# What you should do
Repeat the material verbatim. Images are excluded from the copy.

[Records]

· · · · ·

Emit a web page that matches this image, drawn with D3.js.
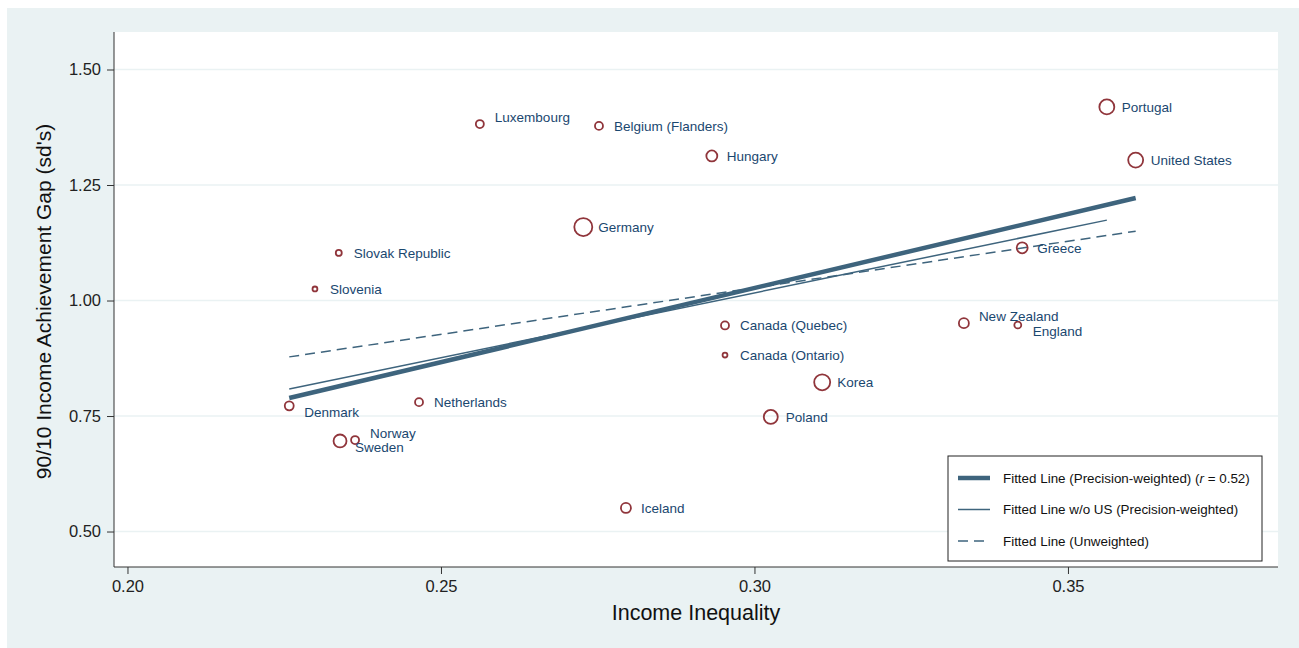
<!DOCTYPE html>
<html>
<head>
<meta charset="utf-8">
<script src="https://cdn.jsdelivr.net/npm/d3@7"></script>
<style>
  html, body { margin: 0; padding: 0; background: #ffffff; }
  svg { display: block; font-family: "Liberation Sans", Arial, Helvetica, sans-serif; }
</style>
</head>
<body>
<svg id="chart" width="1299" height="648"></svg>
<script>
// Countries: income inequality vs. 90/10 income achievement gap
const countries = ["Luxembourg", "Belgium (Flanders)", "Hungary", "Portugal", "United States",
  "Germany", "Slovak Republic", "Slovenia", "Greece", "Canada (Quebec)", "Canada (Ontario)",
  "New Zealand", "England", "Korea", "Poland", "Denmark", "Netherlands", "Norway", "Sweden", "Iceland"];
const inequality = [0.2562, 0.2752, 0.2932, 0.3562, 0.3608,
  0.2727, 0.2337, 0.2299, 0.3427, 0.2953, 0.2953,
  0.3334, 0.3420, 0.3108, 0.3026, 0.2258, 0.2465, 0.2363, 0.2339, 0.2795];
const gap = [1.382, 1.378, 1.313, 1.419, 1.304,
  1.159, 1.103, 1.025, 1.114, 0.946, 0.882,
  0.951, 0.947, 0.823, 0.748, 0.772, 0.780, 0.698, 0.696, 0.551];
// precision weights (marker area)
const weights = [16, 16, 30, 56, 56,
  81, 9, 6, 30, 16, 6,
  25, 12, 64, 49, 20, 16, 16, 42, 25];
// label clock positions
const labelPos = [2, 3, 3, 3, 3,
  3, 3, 3, 3, 3, 3,
  2, 4, 3, 3, 4, 3, 2, 4, 3];

// fitted lines: [x, y] endpoints
const fitWeighted = [[0.2258, 0.789], [0.3608, 1.222]];
const fitWithoutUS = [[0.2258, 0.8085], [0.3562, 1.174]];
const fitUnweighted = [[0.2258, 0.878], [0.3608, 1.150]];

const xTicks = [0.20, 0.25, 0.30, 0.35];
const yTicks = [0.50, 0.75, 1.00, 1.25, 1.50];
const legendLabels = ["Fitted Line (Precision-weighted) (", "Fitted Line w/o US (Precision-weighted)", "Fitted Line (Unweighted)"];

const svg = d3.select("#chart");
const W = 1299, H = 648;
const plot = { left: 114, right: 1278, top: 32, bottom: 567 };

const bg = "#eaf2f3";
const navy = "#1a476f";
const maroon = "#90353b";
const lineCol = "#3e647d";

// graph region
svg.append("rect").attr("x", 7).attr("y", 8).attr("width", W - 7).attr("height", H - 8).attr("fill", bg);
svg.append("rect").attr("x", plot.left).attr("y", plot.top)
  .attr("width", plot.right - plot.left).attr("height", plot.bottom - plot.top).attr("fill", "#ffffff");

const x = d3.scaleLinear().domain([0.19785, 0.3835]).range([plot.left, plot.right]);
const y = d3.scaleLinear().domain([0.4232, 1.5812]).range([plot.bottom, plot.top]);
const r = d3.scaleSqrt().domain([0, 81]).range([0, 9]);

// gridlines
svg.append("g").selectAll("line").data(yTicks).join("line")
  .attr("x1", plot.left).attr("x2", plot.right)
  .attr("y1", d => y(d)).attr("y2", d => y(d))
  .attr("stroke", bg).attr("stroke-width", 1.5);

// axes
const yAxis = d3.axisLeft(y).tickValues(yTicks).tickFormat(d3.format(".2f")).tickSize(7).tickPadding(6);
const xAxis = d3.axisBottom(x).tickValues(xTicks).tickFormat(d3.format(".2f")).tickSize(7).tickPadding(6);

const gy = svg.append("g").attr("transform", `translate(${plot.left},0)`).call(yAxis);
gy.select(".domain").attr("d", `M0,${plot.top}V${plot.bottom}`).attr("stroke", "#333");
const gx = svg.append("g").attr("transform", `translate(0,${plot.bottom})`).call(xAxis);
gx.select(".domain").attr("d", `M${plot.left},0H${plot.right}`).attr("stroke", "#333");
[gx, gy].forEach(g => {
  g.selectAll(".tick line").attr("stroke", "#333");
  g.selectAll(".tick text").attr("font-size", 16.5).attr("fill", "#222")
    .attr("font-family", "'Liberation Sans', Arial, sans-serif");
});

// axis titles
svg.append("text").attr("x", (plot.left + plot.right) / 2) .attr("y", 620)
  .attr("text-anchor", "middle").attr("font-size", 21.5).attr("fill", "#111").text("Income Inequality");
svg.append("text").attr("transform", `translate(51,${(plot.top + plot.bottom) / 2 + 2}) rotate(-90)`)
  .attr("text-anchor", "middle").attr("font-size", 21).attr("fill", "#111")
  .text("90/10 Income Achievement Gap (sd's)");

// fitted lines
const line = d3.line().x(d => x(d[0])).y(d => y(d[1]));
svg.append("path").datum(fitUnweighted).attr("d", line).attr("fill", "none")
  .attr("stroke", lineCol).attr("stroke-width", 1.5).attr("stroke-dasharray", "10,6");
svg.append("path").datum(fitWithoutUS).attr("d", line).attr("fill", "none")
  .attr("stroke", lineCol).attr("stroke-width", 1.5);
svg.append("path").datum(fitWeighted).attr("d", line).attr("fill", "none")
  .attr("stroke", lineCol).attr("stroke-width", 4.5);

// markers
const pts = countries.map((c, i) => ({ name: c, x: inequality[i], y: gap[i], w: weights[i], pos: labelPos[i] }));
svg.append("g").selectAll("circle").data(pts).join("circle")
  .attr("cx", d => x(d.x)).attr("cy", d => y(d.y)).attr("r", d => r(d.w))
  .attr("fill", "none").attr("stroke", maroon).attr("stroke-width", 1.8);

// marker labels
const offsets = { 2: [15, -7], 3: [15, 0], 4: [15, 6.5] };
svg.append("g").selectAll("text").data(pts).join("text")
  .attr("x", d => x(d.x) + offsets[d.pos][0])
  .attr("y", d => y(d.y) + offsets[d.pos][1])
  .attr("dy", "0.35em").attr("font-size", 13.5).attr("fill", navy)
  .text(d => d.name);

// legend
const lg = svg.append("g");
const lx = 948, ly = 456, lw = 314, lh = 105;
lg.append("rect").attr("x", lx).attr("y", ly).attr("width", lw).attr("height", lh)
  .attr("fill", "#ffffff").attr("stroke", "#222").attr("stroke-width", 1);
const rows = [
  { w: 4.5, dash: null },
  { w: 1.5, dash: null },
  { w: 1.5, dash: "10,6" }
];
rows.forEach((row, i) => {
  const yy = ly + 22 + i * 31.5;
  lg.append("line").attr("x1", lx + 10).attr("x2", lx + 42).attr("y1", yy).attr("y2", yy)
    .attr("stroke", lineCol).attr("stroke-width", row.w)
    .attr("stroke-dasharray", row.dash);
  const t = lg.append("text").attr("x", lx + 55).attr("y", yy).attr("dy", "0.35em")
    .attr("font-size", 13.4).attr("fill", "#111");
  t.append("tspan").text(legendLabels[i]);
  if (i === 0) {
    t.append("tspan").attr("font-style", "italic").text("r");
    t.append("tspan").text(" = 0.52)");
  }
});
</script>
</body>
</html>
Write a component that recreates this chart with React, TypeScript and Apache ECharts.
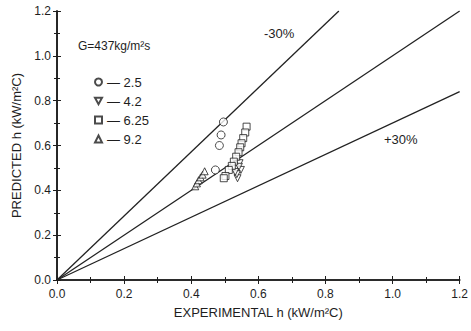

· · · · ·

# Output for this exercise
Emit a web page that matches this image, drawn with D3.js.
<!DOCTYPE html>
<html>
<head>
<meta charset="utf-8">
<script src="https://cdn.jsdelivr.net/npm/d3@7"></script>
<style>
  html, body { margin: 0; padding: 0; background: #ffffff; }
  svg { display: block; font-family: "Liberation Sans", Arial, Helvetica, sans-serif; }
</style>
</head>
<body>
<svg id="chart" width="1299" height="648"></svg>
<script>
// Countries: income inequality vs. 90/10 income achievement gap
const countries = ["Luxembourg", "Belgium (Flanders)", "Hungary", "Portugal", "United States",
  "Germany", "Slovak Republic", "Slovenia", "Greece", "Canada (Quebec)", "Canada (Ontario)",
  "New Zealand", "England", "Korea", "Poland", "Denmark", "Netherlands", "Norway", "Sweden", "Iceland"];
const inequality = [0.2562, 0.2752, 0.2932, 0.3562, 0.3608,
  0.2727, 0.2337, 0.2299, 0.3427, 0.2953, 0.2953,
  0.3334, 0.3420, 0.3108, 0.3026, 0.2258, 0.2465, 0.2363, 0.2339, 0.2795];
const gap = [1.382, 1.378, 1.313, 1.419, 1.304,
  1.159, 1.103, 1.025, 1.114, 0.946, 0.882,
  0.951, 0.947, 0.823, 0.748, 0.772, 0.780, 0.698, 0.696, 0.551];
// precision weights (marker area)
const weights = [16, 16, 30, 56, 56,
  81, 9, 6, 30, 16, 6,
  25, 12, 64, 49, 20, 16, 16, 42, 25];
// label clock positions
const labelPos = [2, 3, 3, 3, 3,
  3, 3, 3, 3, 3, 3,
  2, 4, 3, 3, 4, 3, 2, 4, 3];

// fitted lines: [x, y] endpoints
const fitWeighted = [[0.2258, 0.789], [0.3608, 1.222]];
const fitWithoutUS = [[0.2258, 0.8085], [0.3562, 1.174]];
const fitUnweighted = [[0.2258, 0.878], [0.3608, 1.150]];

const xTicks = [0.20, 0.25, 0.30, 0.35];
const yTicks = [0.50, 0.75, 1.00, 1.25, 1.50];
const legendLabels = ["Fitted Line (Precision-weighted) (", "Fitted Line w/o US (Precision-weighted)", "Fitted Line (Unweighted)"];

const svg = d3.select("#chart");
const W = 1299, H = 648;
const plot = { left: 114, right: 1278, top: 32, bottom: 567 };

const bg = "#eaf2f3";
const navy = "#1a476f";
const maroon = "#90353b";
const lineCol = "#3e647d";

// graph region
svg.append("rect").attr("x", 7).attr("y", 8).attr("width", W - 7).attr("height", H - 8).attr("fill", bg);
svg.append("rect").attr("x", plot.left).attr("y", plot.top)
  .attr("width", plot.right - plot.left).attr("height", plot.bottom - plot.top).attr("fill", "#ffffff");

const x = d3.scaleLinear().domain([0.19785, 0.3835]).range([plot.left, plot.right]);
const y = d3.scaleLinear().domain([0.4232, 1.5812]).range([plot.bottom, plot.top]);
const r = d3.scaleSqrt().domain([0, 81]).range([0, 9]);

// gridlines
svg.append("g").selectAll("line").data(yTicks).join("line")
  .attr("x1", plot.left).attr("x2", plot.right)
  .attr("y1", d => y(d)).attr("y2", d => y(d))
  .attr("stroke", bg).attr("stroke-width", 1.5);

// axes
const yAxis = d3.axisLeft(y).tickValues(yTicks).tickFormat(d3.format(".2f")).tickSize(7).tickPadding(6);
const xAxis = d3.axisBottom(x).tickValues(xTicks).tickFormat(d3.format(".2f")).tickSize(7).tickPadding(6);

const gy = svg.append("g").attr("transform", `translate(${plot.left},0)`).call(yAxis);
gy.select(".domain").attr("d", `M0,${plot.top}V${plot.bottom}`).attr("stroke", "#333");
const gx = svg.append("g").attr("transform", `translate(0,${plot.bottom})`).call(xAxis);
gx.select(".domain").attr("d", `M${plot.left},0H${plot.right}`).attr("stroke", "#333");
[gx, gy].forEach(g => {
  g.selectAll(".tick line").attr("stroke", "#333");
  g.selectAll(".tick text").attr("font-size", 16.5).attr("fill", "#222")
    .attr("font-family", "'Liberation Sans', Arial, sans-serif");
});

// axis titles
svg.append("text").attr("x", (plot.left + plot.right) / 2) .attr("y", 620)
  .attr("text-anchor", "middle").attr("font-size", 21.5).attr("fill", "#111").text("Income Inequality");
svg.append("text").attr("transform", `translate(51,${(plot.top + plot.bottom) / 2 + 2}) rotate(-90)`)
  .attr("text-anchor", "middle").attr("font-size", 21).attr("fill", "#111")
  .text("90/10 Income Achievement Gap (sd's)");

// fitted lines
const line = d3.line().x(d => x(d[0])).y(d => y(d[1]));
svg.append("path").datum(fitUnweighted).attr("d", line).attr("fill", "none")
  .attr("stroke", lineCol).attr("stroke-width", 1.5).attr("stroke-dasharray", "10,6");
svg.append("path").datum(fitWithoutUS).attr("d", line).attr("fill", "none")
  .attr("stroke", lineCol).attr("stroke-width", 1.5);
svg.append("path").datum(fitWeighted).attr("d", line).attr("fill", "none")
  .attr("stroke", lineCol).attr("stroke-width", 4.5);

// markers
const pts = countries.map((c, i) => ({ name: c, x: inequality[i], y: gap[i], w: weights[i], pos: labelPos[i] }));
svg.append("g").selectAll("circle").data(pts).join("circle")
  .attr("cx", d => x(d.x)).attr("cy", d => y(d.y)).attr("r", d => r(d.w))
  .attr("fill", "none").attr("stroke", maroon).attr("stroke-width", 1.8);

// marker labels
const offsets = { 2: [15, -7], 3: [15, 0], 4: [15, 6.5] };
svg.append("g").selectAll("text").data(pts).join("text")
  .attr("x", d => x(d.x) + offsets[d.pos][0])
  .attr("y", d => y(d.y) + offsets[d.pos][1])
  .attr("dy", "0.35em").attr("font-size", 13.5).attr("fill", navy)
  .text(d => d.name);

// legend
const lg = svg.append("g");
const lx = 948, ly = 456, lw = 314, lh = 105;
lg.append("rect").attr("x", lx).attr("y", ly).attr("width", lw).attr("height", lh)
  .attr("fill", "#ffffff").attr("stroke", "#222").attr("stroke-width", 1);
const rows = [
  { w: 4.5, dash: null },
  { w: 1.5, dash: null },
  { w: 1.5, dash: "10,6" }
];
rows.forEach((row, i) => {
  const yy = ly + 22 + i * 31.5;
  lg.append("line").attr("x1", lx + 10).attr("x2", lx + 42).attr("y1", yy).attr("y2", yy)
    .attr("stroke", lineCol).attr("stroke-width", row.w)
    .attr("stroke-dasharray", row.dash);
  const t = lg.append("text").attr("x", lx + 55).attr("y", yy).attr("dy", "0.35em")
    .attr("font-size", 13.4).attr("fill", "#111");
  t.append("tspan").text(legendLabels[i]);
  if (i === 0) {
    t.append("tspan").attr("font-style", "italic").text("r");
    t.append("tspan").text(" = 0.52)");
  }
});
</script>
</body>
</html>
Write a component that recreates this chart with React, TypeScript and Apache ECharts.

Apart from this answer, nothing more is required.